Upsets and KOs on a wild night in Hull

James Oddy
27/02/2017 12:01am

For a card that was widely criticised beforehand, Matchroom's Hull show on Saturday night proved a wonderful riposte to the critics, with most of the fights either featuring upsets or knockouts. James Oddy was ringside and provides his observations on a wild night of boxing...

That was the very best Gavin McDonnell I have ever seen. He was super fit, super committed. He looked strong and his shots snapped with speed and power. He just came up against a fighter in Rey Vargas who may prove to be very special indeed.

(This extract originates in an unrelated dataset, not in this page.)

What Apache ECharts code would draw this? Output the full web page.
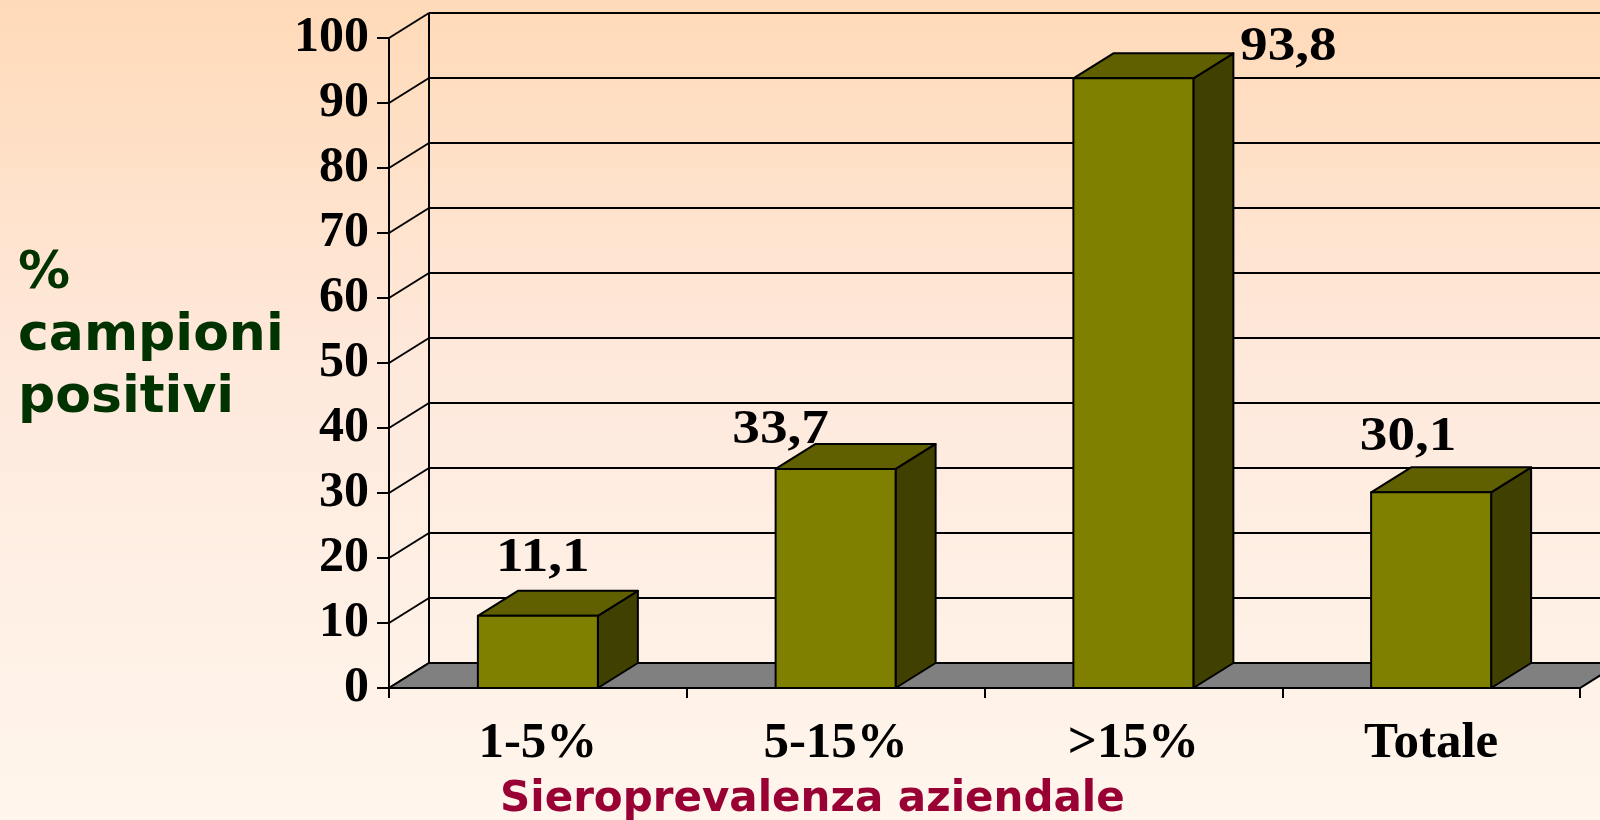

At ringside, away from the commentators and close enough to the action to negate crowd reactions, Vargas very rarely looked troubled. His double and even triple jab was wonderful, and when McDonnell found his way inside, Vargas seemed willing and able to trade. Nacho Beristain is one of the most respected and knowledgeable trainers in the world and it was clear to see why Vargas is deemed to be talented enough to work under his tutelage. The talent of Vargas surprised me, but so did the talent of McDonnell to stay in the contest. It’s hard to tell if it showed on TV cameras, but the gutsy Doncaster super bantam was clearly exhaling lots of blood from his right nostril from the mid rounds onwards.

The 114-114 scorecard from Ian John-Lewis was met with complete derision at ringside. Whilst I found it staggering, it would be remiss of me to point out that people do like different styles. McDonnell did take the centre of the ring and he did push forward to force the action. But whilst I greatly admired his efforts I found it very hard to give him many rounds...

Luke Campbell desperately needs to be stepped up. Jairo Lopez ate backhands almost from the opening bell, and provided little challenge. For every Vargas there is a Lopez. The Mexican was game, tough and shouldn’t be ridiculed, but even a quick glance at his record, which revealed he had lost six and never travelled, highlighted he wasn’t of the calibre of opponent Campbell needs and deserves.

The relationship between Campbell and trainer Jorge Rubio seems incredibly strong. Rubio enthusiastically waved a WBC ‘world champion’ t-shirt around the ring in the aftermath of Campbell’s win. He then carried the hometown hero around the ring with a huge smile on his face...

Many at ringside picked Rakeem Noble, myself included, to, at the very least, push Tommy Coyle very hard. I spoke to the man earlier in the week, and aside from being eloquent and intelligent, he was clearly determined. Add to that his evident talent, and he seemed a good bet to pull off an upset.

But Coyle had an intensity that was palpable even at ringside on Saturday. Credit to Noble, who recovered surprisingly well in his corner following the heavy shots at the end of the second round, but there was an inevitability about the fact he was nailed and halted in the third. Hopefully the Londoner can regroup and return. I also hope that Coyle, a fighter who has given us some brilliant fights in British rings, manages to push on and achieve his goal of becoming a British champion. He deserves it...

For every Lopez, there is also a Reyes. Ryan Burnett never looked in any doubt against Joseafat Reyes, but the Mexican, fighting out of Spain, was as tough as they come. When I heard the whip and crack of Burnett's body shots, specifically the left hook that he landed almost at will, and Reyes barely flinched, it made my eyes water. Reyes' face at the end of the third round was a bloody mess, yet he still seemed to have a smile on his face. Burnett seemed to have the spite and aggression needed to reach the top of the sport, smiling as he stalked his man and landed crunching shots...

Dec Spelman still looked quite raw, but ‘Kid Nytro’ arguably got a bigger reaction than local boy Campbell. A young, athletic fighter with knockout power who can sell tickets - what's not to like? The domestic light heavyweight division, already interesting, may get even more so. I felt the third-round stoppage against Nathan King was premature, but Spelman was already on his way to a win either way. A badly busted nose didn’t seem to deter him, either...

The undercard produced a great deal of unexpected drama. William Warburton lived up to his reputation as a dangerous fighter for young boxers a he uncorked a brutal right hand to stop local undefeated prospect Connor Seymour. Another Hull boy, Carl Chadwick, slipped to defeat against Liverpudlian James Carney over four. This duo were evenly matched and produced a toe-to-toe thriller that was greatly appreciated by those in attendance. Meanwhile, heavyweight Dave 'White Rhino' Allen, warmly received as always, produced a brutal and confidence boosting stoppage...

Jacob Wooley, from Charlotte, North Carolina, had an American flag on his Tyson-like black shorts. Ringside conversations suggested Wooley was being ‘looked at’ by Matchroom. Whilst the Jorge Rubio trained boxer looked like he had some promise, he was simply caught clean too many times by the wily Jordan Ellison.